(Closed) He wants space

posted 7 years ago in Relationships
Post # 3
Member
1575 posts
Bumble bee
  • Wedding: October 2012

Boy that’s a loaded question. Does he mean like a night out with the boys? A temporary separation or what? Depending on the context, I will give any guy who asked me for “space” lots of it. Like maybe forever.

 

Post # 4
Member
2104 posts
Buzzing bee
  • Wedding: November 1999

@KT808:  lol, that’s what I was thinking!  

Post # 5
Member
11 posts
Newbee

If it were me I give him a month to figure things out and then let him reach out to me.

If you don’t hear anything after that I would consider just moving on. 

Post # 7
Member
1561 posts
Bumble bee
  • Wedding: November 1999

You have to decide if you are OK with a temporary separation, because it leaves you hanging.  If you are, give him a few weeks or a month (like PP suggested), and let him come to you.    

Post # 8
Member
2586 posts
Sugar bee
  • Wedding: September 2012

Probably 99% of the time, “temporary separations” are permanent separations without the balls to just end it.  Don’t let yourself get strung along hun.

Post # 9
Member
1798 posts
Buzzing bee
  • Wedding: August 2011

If you agree to this, I’d recommend treating it like a breakup emotionally. I wouldn’t give a set amount of time, I’d just tell him to call if he makes up his mind and at that point decide whether to go back to him. In the meantime, make your life all about you. Do something nice for yourself. And yes, cry on the couch with ice cream and movies. Just don’t sit around waiting for him to come back. Once you deal with the emotional pain of separation, you may find that you don’t really want him back anyway. Hugs and good luck

Post # 10
Member
955 posts
Busy bee
  • Wedding: December 2012

Looking back at old posts from you, it looks like you guys have broken up/gotten back together, like, a lot (well, IMO anyway).  So I have to agree with @KT808

But, ((hugs)) sorry you are going through this.

Post # 12
Member
2281 posts
Buzzing bee
  • Wedding: June 2012

However much time you give him, take that space for yourself as well. Have fun, spend time with friends, build your life up for yourself. Do all the things you like to do that you don’t get to do as much because he doesn’t like them. That way, if it works out with him, you’ll have lot of interesting things to share when he shows back up. If things don’t work out, that “space” he needed won’t be empty because you’ll have filled it with the beginnings of a new and happy life.

Post # 13
Member
4887 posts
Honey bee
  • Wedding: May 2012

Just looking through your past post history, I’d give this dude a permanent break.  I’d go insane giving someone this many chances to prove they actually want to be with me.

 

Post # 14
Member
2586 posts
Sugar bee
  • Wedding: September 2012

@Waterfall:  

What does he do with this “space”?  Is it just alone time because he feels smothered – or is he going out and hooking up with other girls?  Does he do this every time you guys have a major disagreement?   If so, I’d tell him “thats great you want a temporary break – but I want a permanent one…buhh bye”…     this is NOT something you want to have to live in fear of in a relationship, and if he’s done this twice now, your relationship is no where NEAR ready for marriage.  

 

I’d be willing to bet a kidney you can do better.

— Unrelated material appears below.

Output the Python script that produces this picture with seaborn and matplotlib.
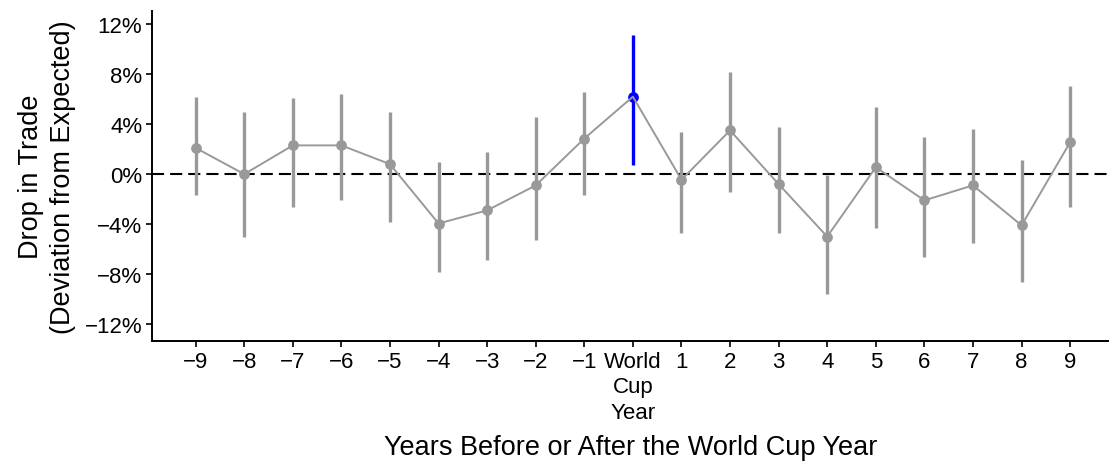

Have you read “He’s Just Not That Into You” ?  Some of it might feel like some harsh, burning truth – but also a bit empowering.  It helped me get past a on again off again dude.

Post # 15
Member
748 posts
Busy bee

If he does come back I would recommend counseling. Note that I’m only saying this because it’s the second time. My first boyfriend needed space. He also tried to break up 3 times but didn’t have the guts to go through with it. He’s out of my life now.

I’ve been the one getting more cold feet in my new relationship, and my SO hasn’t budged a bit. He’s made it clear: he’s never going to leave, always going to stay and work hard for it because he thinks it’s worth it. He also said there is no such thing as “space” or taking a break. If that happens, we’re done. I agree with him.

Post # 16
Member
7291 posts
Busy Beekeeper
  • Wedding: October 2011

I don’t know your relationship very well, and you know best but just looking at some past posts and how long your together, I too would probably consider a “permanent” break as one PP put it.

The topic ‘He wants space’ is closed to new replies.